I have a certain vision in my head for how our editorial staff should function. I want to move away from the situation where OSNews was effectively Eugenia’s or my own weblog, and have a larger editorial staff where each member has his or her own speciality and areas of interest, so that we can offer more detailed and accurate stories. This will also allow for a more diverse stream of opinions coming from OSNews, which is something I’ve been really struggling with. Doing OSNews all by myself is doable at a glorified-RSS-feed-level, but with the new style items, my personal opinion just gets a little too obvious simply because there’s no counterweight. I want to combat that, and hence our quest to find more editors.

So, that’s how I envision OSNews’ future: multiple editors writing more detailed items about their personal areas of interest.
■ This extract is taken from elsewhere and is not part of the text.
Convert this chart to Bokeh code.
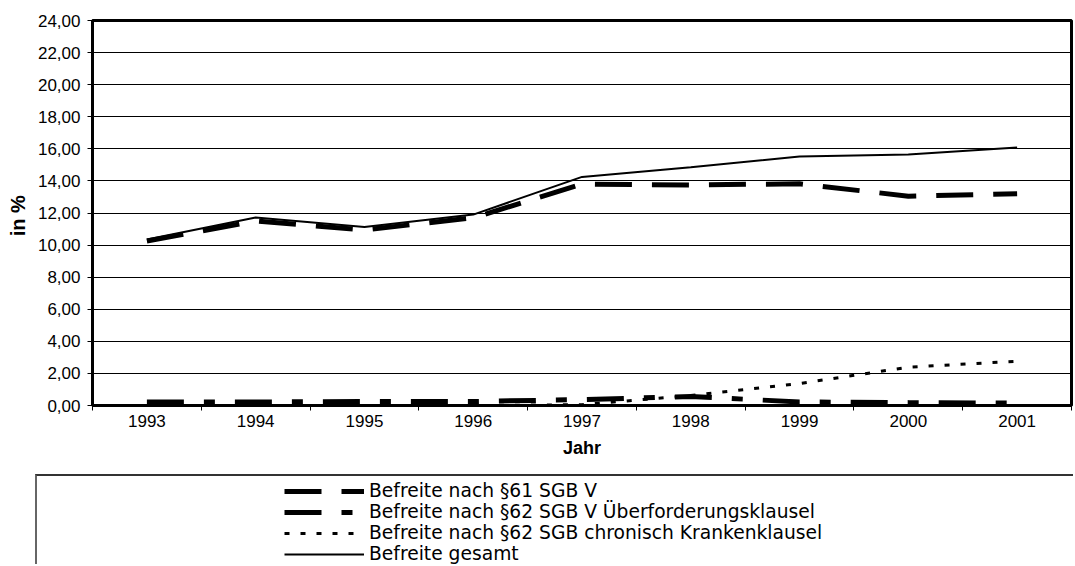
from bokeh.plotting import figure
from bokeh.models import Range1d, FixedTicker, Legend, LegendItem
from bokeh.layouts import column
from bokeh.embed import file_html
from bokeh.resources import INLINE

# ---- data ----
years = ["1993", "1994", "1995", "1996", "1997", "1998", "1999", "2000", "2001"]
s61 = [10.25, 11.50, 10.95, 11.70, 13.80, 13.75, 13.82, 13.05, 13.20]
s62_ueber = [0.22, 0.22, 0.25, 0.25, 0.37, 0.56, 0.22, 0.18, 0.15]
s62_chron = [0.00, 0.00, 0.00, 0.00, 0.05, 0.62, 1.37, 2.39, 2.76]
gesamt = [10.35, 11.72, 11.12, 11.90, 14.25, 14.85, 15.52, 15.65, 16.08]
y_ticks = list(range(0, 25, 2))
y_tick_labels = [f"{t:.2f}".replace(".", ",") for t in y_ticks]

names = [
    "Befreite nach §61 SGB V",
    "Befreite nach §62 SGB V Überforderungsklausel",
    "Befreite nach §62 SGB chronisch Krankenklausel",
    "Befreite gesamt",
]

FONT = "Liberation Sans"
xs = [i + 0.5 for i in range(len(years))]

p = figure(width=1075, height=474, output_backend="svg", toolbar_location=None,
           x_range=Range1d(0, len(years)), y_range=Range1d(0, 24),
           min_border_left=92, min_border_right=4, min_border_top=20,
           min_border_bottom=69)
p.background_fill_color = "white"
p.border_fill_color = "white"
p.outline_line_color = "black"
p.outline_line_width = 3

styles = [
    dict(line_width=5, line_dash="37 20"),
    dict(line_width=5, line_dash="37 20 11 20"),
    dict(line_width=3, line_dash="5 11"),
    dict(line_width=2, line_dash="solid"),
]
series = [s61, s62_ueber, s62_chron, gesamt]
for ys, st in zip(series, styles):
    p.line(xs, ys, line_color="black", **st)

# x axis: labels at category centres, ticks at category boundaries
xax = p.xaxis[0]
xax.ticker = FixedTicker(ticks=xs, minor_ticks=list(range(len(years) + 1)))
xax.major_label_overrides = {x: y for x, y in zip(xs, years)}
xax.major_tick_out = 0
xax.major_tick_in = 0
xax.minor_tick_out = 5
xax.minor_tick_in = 0
xax.minor_tick_line_color = "black"
xax.axis_line_width = 3
xax.axis_line_color = "black"
xax.major_label_text_font = FONT
xax.major_label_text_font_size = "17px"
xax.major_label_text_color = "black"
xax.major_label_standoff = 4
xax.axis_label = "Jahr"
xax.axis_label_text_font = FONT
xax.axis_label_text_font_size = "18px"
xax.axis_label_text_font_style = "bold"
xax.axis_label_text_color = "black"
xax.axis_label_standoff = 8

yax = p.yaxis[0]
yax.ticker = FixedTicker(ticks=y_ticks, minor_ticks=[])
yax.major_label_overrides = {t: l for t, l in zip(y_ticks, y_tick_labels)}
yax.major_tick_out = 5
yax.major_tick_in = 0
yax.major_tick_line_color = "black"
yax.axis_line_width = 3
yax.axis_line_color = "black"
yax.major_label_text_font = FONT
yax.major_label_text_font_size = "17px"
yax.major_label_text_color = "black"
yax.major_label_standoff = 7
yax.axis_label = "in  %"
yax.axis_label_text_font = FONT
yax.axis_label_text_font_size = "20px"
yax.axis_label_text_font_style = "bold"
yax.axis_label_text_color = "black"
yax.axis_label_standoff = 6

p.xgrid.grid_line_color = None
p.ygrid.ticker = FixedTicker(ticks=y_ticks)
p.ygrid.grid_line_color = "black"
p.ygrid.grid_line_width = 1

# ---- legend panel (box edges via CSS borders) ----
p2 = figure(width=1038, height=90, output_backend="svg", toolbar_location=None,
            x_range=Range1d(0, 1), y_range=Range1d(0, 1),
            x_axis_location=None, y_axis_location=None,
            min_border_left=92, min_border_right=0, min_border_top=0,
            min_border_bottom=0)
p2.styles = {"margin-left": "35px",
             "border-top": "2px solid #333333",
             "border-left": "2px solid #666666"}
p2.grid.visible = False
p2.outline_line_color = None
p2.background_fill_color = "white"
p2.border_fill_color = "white"

items = []
for name, st in zip(names, styles):
    r = p2.line([-2, -1], [-2, -1], line_color="black", **st)
    items.append(LegendItem(label=name, renderers=[r]))

leg = Legend(items=items, location=(155, 2), padding=0, margin=0,
             spacing=0, label_height=20, glyph_height=20, glyph_width=80,
             label_standoff=5, border_line_alpha=0, background_fill_alpha=0,
             label_text_font="DejaVu Sans", label_text_font_size="18.7px",
             label_text_color="black")
p2.add_layout(leg)

layout = column(p, p2, spacing=0)
open("out.html", "w").write(file_html(layout, INLINE))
Yes, that sounds a lot like Ars Technica. That’s because Ars Technica is a really, really good website. However, Ars has an entirely different focus than we do, and I believe that OSNews has a lot more opportunity to grow as sort of the “Ars of the OS world” than it has as the “glorified RSS feed of the OS world”.

However, we’ll obviously need everyone’s help to get there. If you believe you would be a welcome addition to the staff, let us know by sending an email to OSNews’ owner David Adams, or, when submitting a news item, try to write a bit more, give some background, make it a few paragraphs longer with links back to other relevant OSNews publications.
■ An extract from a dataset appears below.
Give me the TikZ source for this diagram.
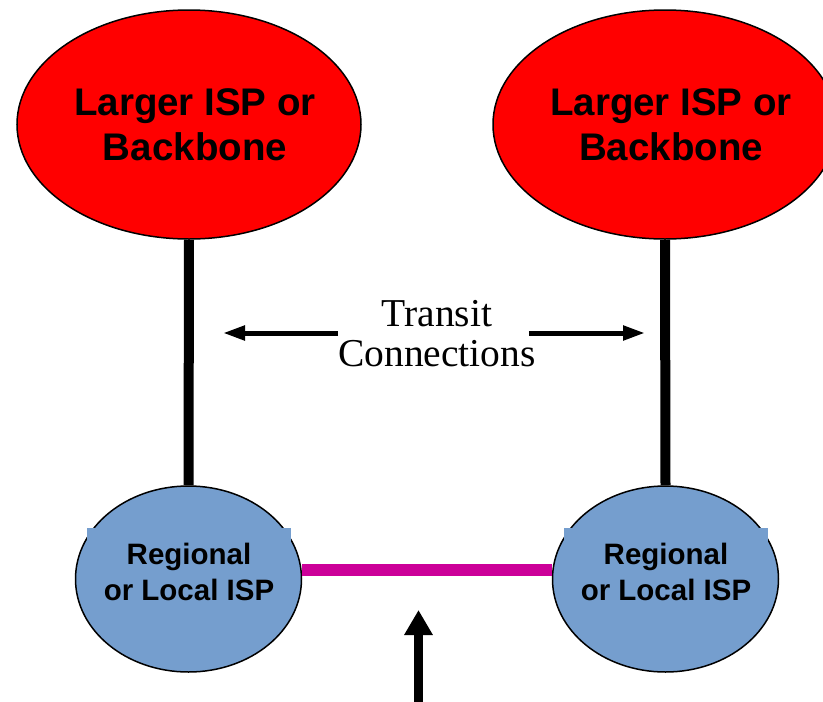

But most importantly, bear with us. Running a website about a field with so many personal opinions and conflicting interests is very, very difficult, and more than once have I failed to balance properly on the tight rope. Having more editors will certainly diminish my personal reflection on the news that gets posted on OSNews, and that’s a good thing for all of us.

Thanks for commenting on and reading OSNews.

6 Messages »

  1. Aw :( Poor Focus Shift…

    Sometimes I wonder if I might be valuable as a contributing editor to OSNews, but then I come to my senses and realize I have little free time already, and I tend to procrastinate a lot when that occurs… Thus, I’d probably be more of a hindrance :D

    Comment by umccullough — June 19, 2008 @ 5:17 pm

  2. Well, Urias, you could still write the occasional article, for instance about Haiku. When you’re interested in something, and know a lot about it, articles usually can be written in a few hours - at most. We’ll do proofreading, too.

    Comment by Administrator — June 19, 2008 @ 7:39 pm

  3. I think OSNews definitely needs to return to some investigative journalism as we saw in the first year when Eugenia took over the web site. For example, interview people in charge of obscure projects that deserve attention. It’s quite easy given that it’s the interviewee that does most of the work and the interviewer just needs to come up with about 10 good questions.

    Focus on original content and who knows, the readership might grow enough to pay contributors for their articles.

    Comment by Paul — June 19, 2008 @ 10:30 pm

  4. I got a mention, nice!
    I’ve always like OSNews because it stood in the middle. Independent, yet sensible. The team were easily seen, through their blogs and comments, so it gives a feeling of the readers having a closer connection to the site.

    I like Focus Shift. I hope you can return to it when you have other staffers to help offload the submissions to.

    The difference with Ars? Possibly that they’ve become established such that they’ve been able to ‘reset’ with design at the core. IMO OSnews lack a design-orientated-core. Design is just tacked on top, and it works for the most part, but it won’t achieve maybe the polish of Ars.

    Comment by Kroc Camen — June 20, 2008 @ 11:59 am

  5. OK, I agree. I will write some articles for OSNews. However, it is a commercial entity and a potential editor has to treat is as such. How much money does OSNews get from advertisements? I demand my share.

    Comment by OSNews Future Editor — June 21, 2008 @ 9:28 pm

  6. NIce move Thom! I think this is the right direction for OSNews to go in.